Russia’s Putin Seeks to “Rescue” Syrian Dictatorship

The Russian leader argues that the alternative to Bashar Assad is the disintegration of Syria.

Russian president Vladimir Putin is interviewed by CBS News' Charlie Rose, September 24

Russian president Vladimir Putin has recognized that his country seeks to rescue Bashar al-Assad’s regime in Syria.

In an interview with CBS News’ Charlie Rose that is due to be broadcast on Sunday, the Russian leader said that the only way out of the Middle Eastern country’s civil war — now in its fifth years — is to strengthen “the effective government structures” and help them fight “terrorism”.
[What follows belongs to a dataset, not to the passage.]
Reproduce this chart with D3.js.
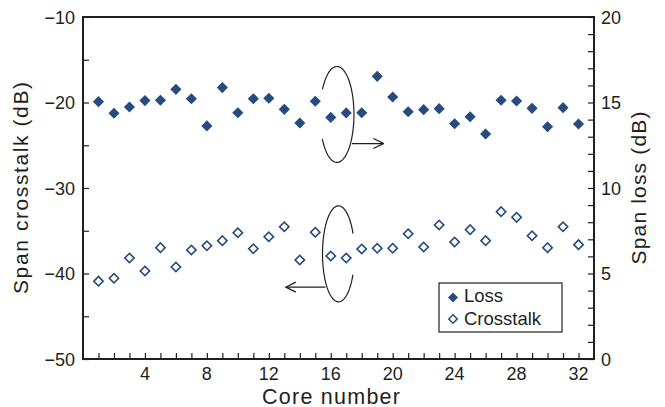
<!DOCTYPE html>
<html>
<head>
<meta charset="utf-8">
<script src="https://cdn.jsdelivr.net/npm/d3@7"></script>
<style>
  body { margin: 0; background: #fff; }
  svg text { font-family: "Liberation Sans", Arial, sans-serif; fill: #231f20; }
</style>
</head>
<body>
<svg id="chart"></svg>
<script>
// core numbers 1..32
const cores = [1, 2, 3, 4, 5, 6, 7, 8, 9, 10, 11, 12, 13, 14, 15, 16,
  17, 18, 19, 20, 21, 22, 23, 24, 25, 26, 27, 28, 29, 30, 31, 32]
// span loss (dB), right axis
const loss = [15.05, 14.37, 14.74, 15.11, 15.13, 15.77, 15.22, 13.63, 15.87, 14.40, 15.22, 15.25,
  14.60, 13.80, 15.07, 14.13, 14.39, 14.40, 16.53, 15.32, 14.46, 14.58, 14.64, 13.76,
  14.17, 13.16, 15.13, 15.09, 14.66, 13.58, 14.70, 13.74]
// span crosstalk (dB), left axis
const crosstalk = [-40.9, -40.56, -38.19, -39.71, -36.98, -39.24, -37.25, -36.75, -36.16, -35.23, -37.1, -35.7,
  -34.53, -38.42, -35.18, -37.95, -38.19, -37.13, -37.05, -37.05, -35.35, -36.9, -34.33, -36.32,
  -34.87, -36.16, -32.77, -33.43, -35.58, -36.98, -34.53, -36.63]
const xTickLabels = [4, 8, 12, 16, 20, 24, 28, 32]
const leftTickLabels = [-50, -40, -30, -20, -10]
const rightTickLabels = [0, 5, 10, 15, 20]

const width = 665
const height = 407
const margin = { top: 17, right: 71, bottom: 48, left: 83 }
const blue = '#274b7e'
const ink = '#231f20'

const svg = d3.select('#chart')
  .attr('width', width)
  .attr('height', height)

const x = d3.scaleLinear().domain([0, 33]).range([margin.left, width - margin.right])
const yL = d3.scaleLinear().domain([-50, -10]).range([height - margin.bottom, margin.top])
const yR = d3.scaleLinear().domain([0, 20]).range([height - margin.bottom, margin.top])

// frame
svg.append('rect')
  .attr('x', x(0)).attr('y', yL(-10))
  .attr('width', x(33) - x(0)).attr('height', yL(-50) - yL(-10))
  .attr('fill', 'none').attr('stroke', ink).attr('stroke-width', 2)

// bottom axis, inward ticks every core
const xAxis = svg.append('g')
  .attr('transform', `translate(0,${yL(-50)})`)
  .call(d3.axisBottom(x).tickValues(cores).tickSize(-6).tickFormat(''))
xAxis.select('.domain').remove()
xAxis.selectAll('line').attr('stroke', ink).attr('stroke-width', 1.2)
svg.append('g').selectAll('text')
  .data(xTickLabels).enter().append('text')
  .attr('x', d => x(d)).attr('y', yL(-50) + 21)
  .attr('text-anchor', 'middle').attr('font-size', 18)
  .text(d => d)

// left axis
const lAxis = svg.append('g')
  .attr('transform', `translate(${x(0)},0)`)
  .call(d3.axisLeft(yL).tickValues(d3.range(-50, -9, 5)).tickSize(-6).tickFormat(''))
lAxis.select('.domain').remove()
lAxis.selectAll('line').attr('stroke', ink).attr('stroke-width', 1.2)
svg.append('g').selectAll('text')
  .data(leftTickLabels).enter().append('text')
  .attr('x', x(0) - 8).attr('y', d => yL(d) + 6.5)
  .attr('text-anchor', 'end').attr('font-size', 18)
  .text(d => d < 0 ? '\u2212' + Math.abs(d) : d)

// right axis
const rAxis = svg.append('g')
  .attr('transform', `translate(${x(33)},0)`)
  .call(d3.axisRight(yR).tickValues(d3.range(0, 21, 1)).tickSize(-6).tickFormat(''))
rAxis.select('.domain').remove()
rAxis.selectAll('line').attr('stroke', ink).attr('stroke-width', 1.2)
svg.append('g').selectAll('text')
  .data(rightTickLabels).enter().append('text')
  .attr('x', x(33) + 7).attr('y', d => yR(d) + 6.5)
  .attr('text-anchor', 'start').attr('font-size', 18)
  .text(d => d)

// axis titles
const midY = (yL(-10) + yL(-50)) / 2
svg.append('text')
  .attr('transform', `translate(28,${midY}) rotate(-90)`)
  .attr('text-anchor', 'middle').attr('font-size', 21)
  .attr('textLength', 212).attr('lengthAdjust', 'spacing')
  .text('Span crosstalk (dB)')
svg.append('text')
  .attr('transform', `translate(646,${midY}) rotate(-90)`)
  .attr('text-anchor', 'middle').attr('font-size', 21)
  .attr('textLength', 153).attr('lengthAdjust', 'spacing')
  .text('Span loss (dB)')
svg.append('text')
  .attr('x', 331).attr('y', 403.5)
  .attr('text-anchor', 'middle').attr('font-size', 21.5)
  .attr('textLength', 138).attr('lengthAdjust', 'spacing')
  .text('Core number')

// markers
const diamond = d3.symbol().type(d3.symbolSquare)
svg.append('g').selectAll('path')
  .data(cores).enter().append('path')
  .attr('d', diamond.size(62)())
  .attr('transform', (d, i) => `translate(${x(d)},${yR(loss[i])}) rotate(45)`)
  .attr('fill', blue)
svg.append('g').selectAll('path')
  .data(cores).enter().append('path')
  .attr('d', diamond.size(44)())
  .attr('transform', (d, i) => `translate(${x(d)},${yL(crosstalk[i])}) rotate(45)`)
  .attr('fill', '#fff').attr('stroke', blue).attr('stroke-width', 1.6)

// annotations: open ellipses with arrows pointing to their axis
svg.append('defs').append('marker')
  .attr('id', 'arr').attr('viewBox', '0 0 12 12')
  .attr('refX', 11).attr('refY', 6)
  .attr('markerWidth', 12).attr('markerHeight', 12)
  .attr('markerUnits', 'userSpaceOnUse').attr('orient', 'auto')
  .append('path').attr('d', 'M1,1 L11,6 L1,11')
  .attr('fill', 'none').attr('stroke', ink).attr('stroke-width', 1.3)

function openEllipse (cx, cy, rx, ry, a0, a1) {
  const pts = d3.range(a0, a1 + 0.001, 0.05).map(a => [cx + rx * Math.cos(a), cy + ry * Math.sin(a)])
  return d3.line()(pts)
}
// upper: loss -> right axis (gap on left side)
const ucx = x(16.4), ucy = yR(14.3)
svg.append('path')
  .attr('d', openEllipse(ucx, ucy, 17, 48, -Math.PI + 0.55, Math.PI - 0.5))
  .attr('fill', 'none').attr('stroke', ink).attr('stroke-width', 1.2)
svg.append('line')
  .attr('x1', ucx + 15).attr('x2', x(19.4)).attr('y1', yR(12.6)).attr('y2', yR(12.6))
  .attr('stroke', ink).attr('stroke-width', 1.3).attr('marker-end', 'url(#arr)')
// lower: crosstalk -> left axis (gap on right side)
const lcx = x(16.5), lcy = yL(-37.7)
svg.append('path')
  .attr('d', openEllipse(lcx, lcy, 16, 48, 0.45, 2 * Math.PI - 0.4))
  .attr('fill', 'none').attr('stroke', ink).attr('stroke-width', 1.2)
svg.append('line')
  .attr('x1', lcx - 13).attr('x2', x(13.1)).attr('y1', yL(-41.6)).attr('y2', yL(-41.6))
  .attr('stroke', ink).attr('stroke-width', 1.3).attr('marker-end', 'url(#arr)')

// legend
const lg = svg.append('g').attr('transform', 'translate(439,283)')
lg.append('rect').attr('width', 123).attr('height', 49)
  .attr('fill', '#fff').attr('stroke', ink).attr('stroke-width', 1.2)
lg.append('path').attr('d', diamond.size(50)())
  .attr('transform', 'translate(14,14.5) rotate(45)').attr('fill', blue)
lg.append('path').attr('d', diamond.size(36)())
  .attr('transform', 'translate(14,36) rotate(45)')
  .attr('fill', '#fff').attr('stroke', blue).attr('stroke-width', 1.5)
lg.append('text').attr('x', 25).attr('y', 19).attr('font-size', 18.5).text('Loss')
lg.append('text').attr('x', 25).attr('y', 42).attr('font-size', 18.5).text('Crosstalk')
</script>
</body>
</html>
From the beginning of the uprising against his dictatorship, Assad has insisted that the opposition is wholly composed of terrorists.

But that became a self-fulfilling prophecy when his regime imprisoned dissidents and targeted the Western-backed rebel forces in the south while releasing the fanatics and ignoring their territorial gains in the east.
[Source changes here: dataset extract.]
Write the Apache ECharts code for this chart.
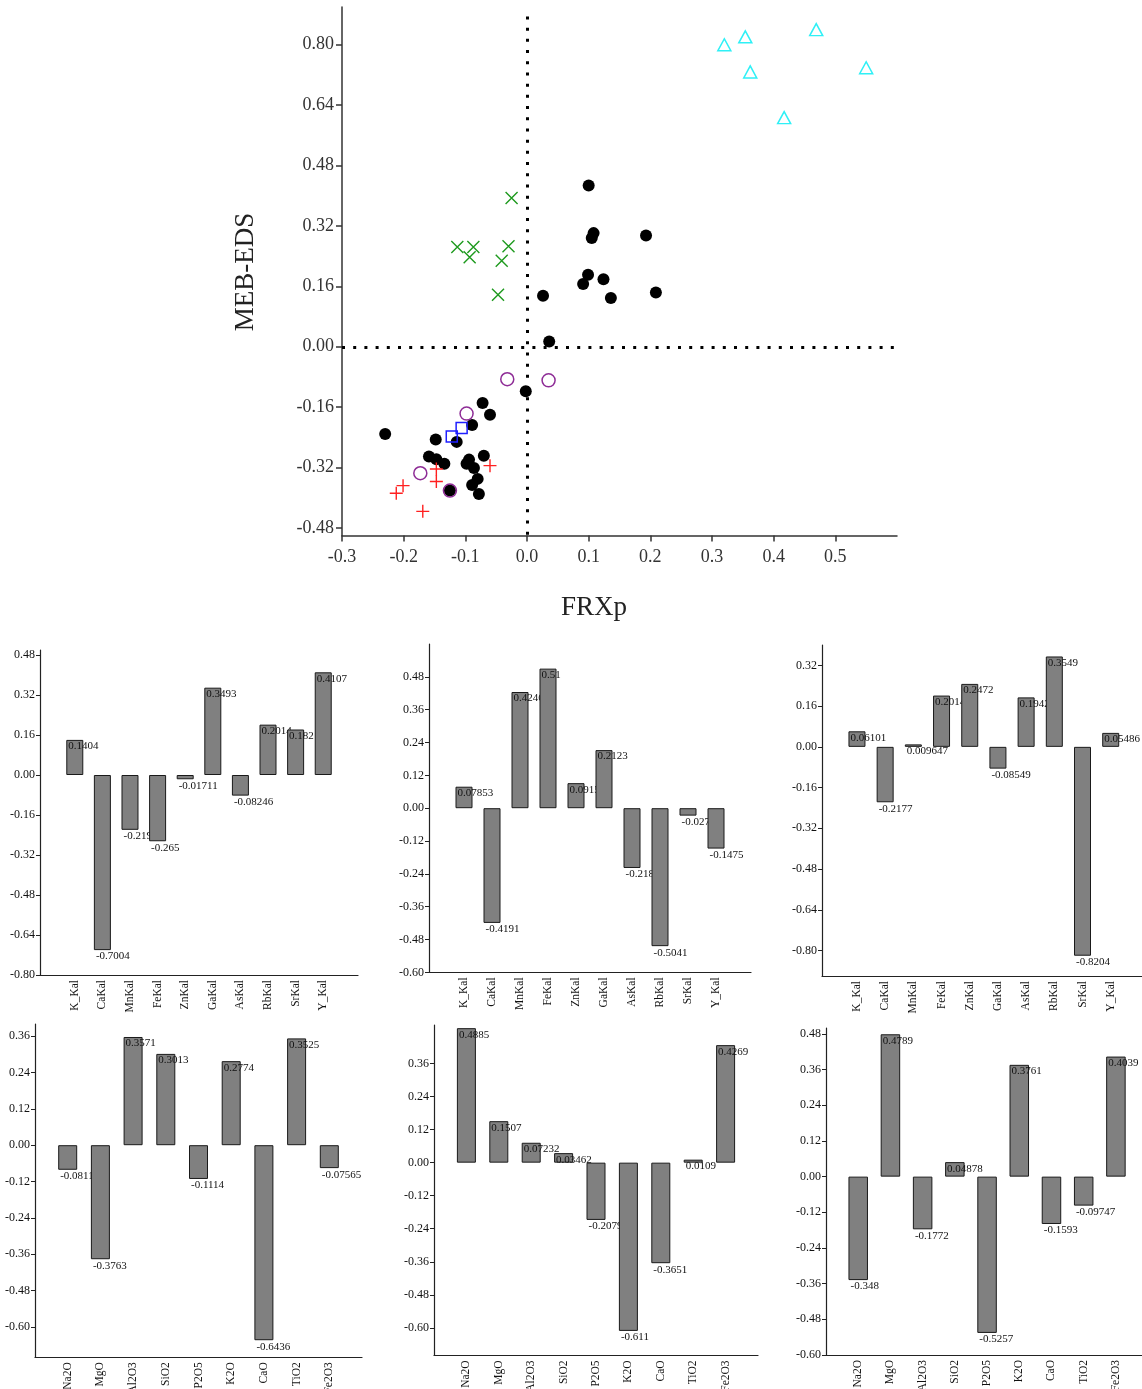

Putin has nevertheless maintained the same line. As early as 2012, he censured Western countries for wanting to “use militants from Al Qaeda or some other organizations with equally radical views to achieve their goals in Syria.”
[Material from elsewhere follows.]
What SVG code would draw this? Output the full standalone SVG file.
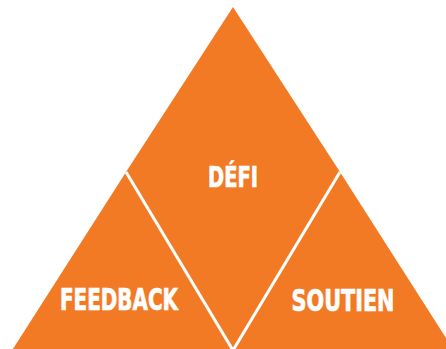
<svg xmlns="http://www.w3.org/2000/svg" width="446" height="349" viewBox="0 0 446 349">
  <style>
    .piece { fill: #F37A25; }
    .sep { stroke: #FFFFFF; stroke-width: 3; fill: none; stroke-linecap: butt; }
    .label { fill: #FFFFFF; stroke: #FFFFFF; stroke-width: 0.7; font-family: "DejaVu Sans Condensed", "Liberation Sans Narrow", "Liberation Sans", sans-serif; font-weight: bold; text-anchor: middle; }
  </style>
  <rect width="446" height="349" fill="#FFFFFF"/>

  <!-- central rhombus -->
  <g id="defi">
    <polygon class="piece" points="233,7 126,172 233,352 340,172"/>
    <text class="label" x="233" y="187" font-size="28" textLength="50" lengthAdjust="spacingAndGlyphs">DÉFI</text>
  </g>

  <!-- lower left triangle -->
  <g id="feedback">
    <polygon class="piece" points="126,172 11,352 233,352"/>
    <text class="label" x="119" y="310" font-size="30" textLength="118" lengthAdjust="spacingAndGlyphs">FEEDBACK</text>
  </g>

  <!-- lower right triangle -->
  <g id="soutien">
    <polygon class="piece" points="340,172 233,352 455,352"/>
    <text class="label" x="343" y="311" font-size="30" textLength="103" lengthAdjust="spacingAndGlyphs">SOUTIEN</text>
  </g>

  <!-- white dividing lines -->
  <g id="connectors">
    <line class="sep" x1="126" y1="172" x2="234" y2="352"/>
    <line class="sep" x1="340" y1="172" x2="232" y2="352"/>
  </g>
</svg>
In reality, European countries and the United States have largely shied away from arming the Syrian opposition for fear of inadvertently aiding radical Islamist groups.

In his interview with CBS this week, Putin reiterated his concern that efforts to “destroy the legitimate government” of any country could lead to a replay of what happened in Libya “where all the state institutions are disintegrated.”

Russia acquiesced in an Arab and Western “humanitarian intervention” in Libya four years ago. In its view, the allies seized the opportunity to engineer regime change in Tripoli. Their bombing of government and military targets enabled Libya’s opposition to find and kill dictator Muammar Gaddafi and displace his regime. The country has been in turmoil since.

Russia saw what happened in Libya as the latest in a series of broken Western promises, going back to the end of the Cold War when it believed Germany and the United States had committed to not expanding NATO eastward.

In Syria, Russia seems determined to prevent the collapse of its only ally in the region.

There have been reports of Russian intelligence agents or special forces operating in Syria for more than a year. But in recent weeks, the country has made little effort to hide its increased support for Assad. According to the United States, Russia has deployed at least two dozen fighter jets to Syria in addition to artillery, tanks and troops. Most are stationed in the northwestern homeland of Assad’s Alawite tribe in and around the city of Latakia.

Russia also maintains a small naval base in Tartus, south of Latakia.

Assad’s regime controls most of the west of the country, including the capital, Damascus, and the coast. The self-declared Islamic State controls most of the east while Kurdish rebels are virtually self-governing along the Turkish border. Other rebel groups are active in the north, around Aleppo, and in the southwest, near Jordan.